筆者注:「Ultra」とは、約6型のディスプレイを持つ「Xperia Z Ultra」のこと。この機種は、スマホとタブレットの中間(いわゆる「ファブレット」)のサイズ感が、一部の熱狂的な支持を集めた。海外では、「Xperia C5 Ultra」というUltraを名乗るモデルが新たに登場したが、「Xperia C」シリーズは新興国市場向けなので、現時点で日本で販売される予定はない

―― Z5 Premiumで4Kを感じられるシーンは。

伊藤氏 4Kで(動画や写真を)撮って、4Kで見ると、一番最適化された表示になるので、それが一番体感しやすい。過去のコンテンツやYouTubeなどをアップスケールで表示すると、今までと全く違う画質で見られると思う。肉眼ではフルHDと4Kの見分けが付かない、という指摘もあるが、写真の奥行き感や空気感まで含めて評価の声をいただくこともある。4Kという数字にこだわらず「一番いいクオリティ」で映像に集中できることが、(Z5 Premiumの)最大のメリットであると考える。

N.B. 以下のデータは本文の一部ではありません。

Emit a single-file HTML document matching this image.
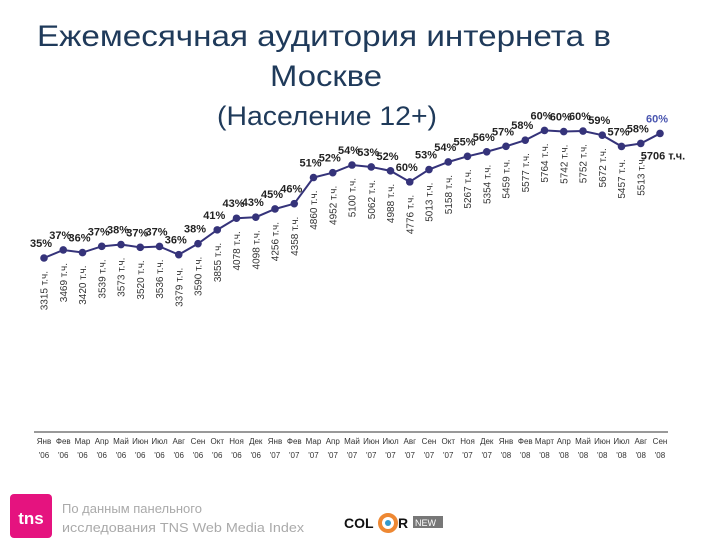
<!DOCTYPE html>
<html><head><meta charset="utf-8">
<style>
body{margin:0;width:720px;height:540px;background:#fff;overflow:hidden;position:relative;font-family:"Liberation Sans","Noto Sans CJK SC",sans-serif;}
svg{position:absolute;left:0;top:0}
</style></head>
<body>
<svg width="720" height="540" viewBox="0 0 720 540">
<text x="324" y="46" text-anchor="middle" font-size="30" fill="#1f3a5a" textLength="574" lengthAdjust="spacingAndGlyphs">Ежемесячная аудитория интернета в</text>
<text x="326" y="86" text-anchor="middle" font-size="30" fill="#1f3a5a" textLength="112" lengthAdjust="spacingAndGlyphs">Москве</text>
<text x="327" y="125" text-anchor="middle" font-size="27" fill="#1f3a5a" textLength="220" lengthAdjust="spacingAndGlyphs">(Население 12+)</text>
<line x1="34" y1="432" x2="668" y2="432" stroke="#333" stroke-width="1"/>
<g id="plot"></g>
<rect x="10" y="494" width="42" height="44" rx="4" fill="#e5137f"/>
<text x="31" y="524" text-anchor="middle" font-size="17" font-weight="bold" fill="#fff">tns</text>
<text x="62" y="513" font-size="13" fill="#aaa">По данным панельного</text>
<text x="62" y="532" font-size="13" fill="#aaa" textLength="242" lengthAdjust="spacingAndGlyphs">исследования TNS Web Media Index</text>
<g>
<text x="344" y="528" font-size="14" font-weight="bold" fill="#111">COL</text>
<circle cx="388" cy="523" r="8" fill="none" stroke="#e83" stroke-width="4"/>
<circle cx="388" cy="523" r="3" fill="#39c"/>
<text x="398" y="528" font-size="14" font-weight="bold" fill="#111">R</text>
<rect x="413" y="516" width="30" height="12" fill="#777"/>
<text x="415" y="526" font-size="9" fill="#fff">NEW</text>
</g>
</svg>
<script>
const months=["Янв","Фев","Мар","Апр","Май","Июн","Июл","Авг","Сен","Окт","Ноя","Дек","Янв","Фев","Мар","Апр","Май","Июн","Июл","Авг","Сен","Окт","Ноя","Дек","Янв","Фев","Март","Апр","Май","Июн","Июл","Авг","Сен"];
const years=["'06","'06","'06","'06","'06","'06","'06","'06","'06","'06","'06","'06","'07","'07","'07","'07","'07","'07","'07","'07","'07","'07","'07","'07","'08","'08","'08","'08","'08","'08","'08","'08","'08"];
const audience=[3315,3469,3420,3539,3573,3520,3536,3379,3590,3855,4078,4098,4256,4358,4860,4952,5100,5062,4988,4776,5013,5158,5267,5354,5459,5577,5764,5742,5752,5672,5457,5513,5706];
const pct=[35,37,36,37,38,37,37,36,38,41,43,43,45,46,51,52,54,53,52,60,53,54,55,56,57,58,60,60,60,59,57,58,60];
const NS="http://www.w3.org/2000/svg";
const g=document.getElementById('plot');
const xS=i=>44+i*19.25;
const yS=v=>258-(v-3315)*0.0521;
function mk(t,a){const e=document.createElementNS(NS,t);for(const k in a)e.setAttribute(k,a[k]);return e;}
let d="";
audience.forEach((v,i)=>{d+=(i?"L":"M")+xS(i)+","+yS(v);});
const line=mk("path",{d:d,fill:"none",stroke:"#35337a","stroke-width":2});


g.appendChild(line);
audience.forEach((v,i)=>{
 const x=xS(i),y=yS(v);
 const c=mk("circle",{cx:x,cy:y,r:3.8,fill:"#35337a"});
 
 
 g.appendChild(c);
 const p=mk("text",{x:x-3,y:y-11,"text-anchor":"middle","font-size":11,"font-weight":"bold",fill:i==audience.length-1?"#4a56b0":"#222"});
 p.textContent=pct[i]+"%";
 
 
 g.appendChild(p);
 let vt;
 if(i==audience.length-1){
  vt=mk("text",{x:x+3,y:y+26,"text-anchor":"middle","font-size":11,"font-weight":"bold",fill:"#222"});
 }else{
  vt=mk("text",{x:0,y:0,"text-anchor":"end","font-size":10,fill:"#333",transform:"translate("+(x+3.5)+","+(y+13)+") rotate(-90)"});
 }
 vt.textContent=v+" т.ч.";
 
 
 g.appendChild(vt);
 const m=mk("text",{x:x,y:444,"text-anchor":"middle","font-size":8,fill:"#333"});
 m.textContent=months[i];
 
 
 g.appendChild(m);
 const yr=mk("text",{x:x,y:458,"text-anchor":"middle","font-size":8,fill:"#333"});
 yr.textContent=years[i];
 
 
 g.appendChild(yr);
});
</script>
</body></html>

―― Xperiaの新機種の投入サイクルを見直すという話があったと思う。今回の3機種は今後1年間のフラッグシップモデルである、と考えて良いのか。あるいは、半年後にさらなるフラッグシップモデルが出てしまうのか。

伊藤氏 フラッグシップモデルの投入サイクルについては、延ばしていくことを基本に考えている。ただ、新しいテクノロジーが利用可能になるタイミング、あるいは事業者(キャリア)との話がうまくかみ合ったときには商品展開したい。Z5は、カメラ、ディスプレイ、オーディオの進化がかみ合ったところで出てきたものだ。

 ただ、基本方針としてフラッグシップモデルを必ず半年ごとに出す、ということは考えておらず、少しずつ(モデルの)ライフサイクルを延ばしていきたい。あとは、お客さまの声も聞いていきたい。

―― グローバル機をそのまま日本で売る、という考えはないのか。

伊藤氏 今のところは、キャリアと一緒にXperiaブランドを盛り上げていく、という方向で考えている。また、日本の場合はFeliCa(おサイフケータイ)もあるので、全くそのまま(グローバル機と)同じ仕様で、というのも(市場の需要を考えると)難しい。

―― ブランドとして「Xperia Z」は続けていくのか。

伊藤氏 プレミアムスマートフォンとしては途切れることはないと思う。Z5シリーズは、Z1からの“集大成”、もっと言えば“究極の完成形”、あるいは“究極の集大成”だと思っている。この究極の完成形が、次のXperiaへの架け橋になると考えている。

取材とラウンドテーブルを終えて

 筆者も含めて、IT関係のライター・編集者・ジャーナリストにはXperiaユーザーが多い。そのため、ラウンドテーブルでは、非常に熱心な質問が相次いだ。また、展示会場では、一般来場者も加えて、Xperiaコーナーに非常に多くの人が押しかけていた。

 現在、日本メーカーのスマホで、世界市場で善戦している唯一の存在がXperiaである。IFA 2015のソニーブースを見ていると、「日本も忘れられていないのだな」という思いが何となくわき上がってくる。

 「Xperia Z5」シリーズは、伊藤氏が「究極の完成形」と言っているように、Xperia Z4(Z3+)で問題になっていることをほぼ解消している上に、メインカメラの刷新、指紋認証センサーの搭載、ノイズキャンセリングとハイレゾ再生の両立、Z5 Premiumに限れば4Kディスプレイへの挑戦といった技術的な新機軸を、ユーザーが使いやすいように取り込んでいる。

 見た目からすると「変わり映え」を感じにくいXperia。しかし、中身は時代とともにしっかり進化していて、ユーザーにもそれがしっかりと伝わっていることが、Xperiaブランドの強みなのかもしれない。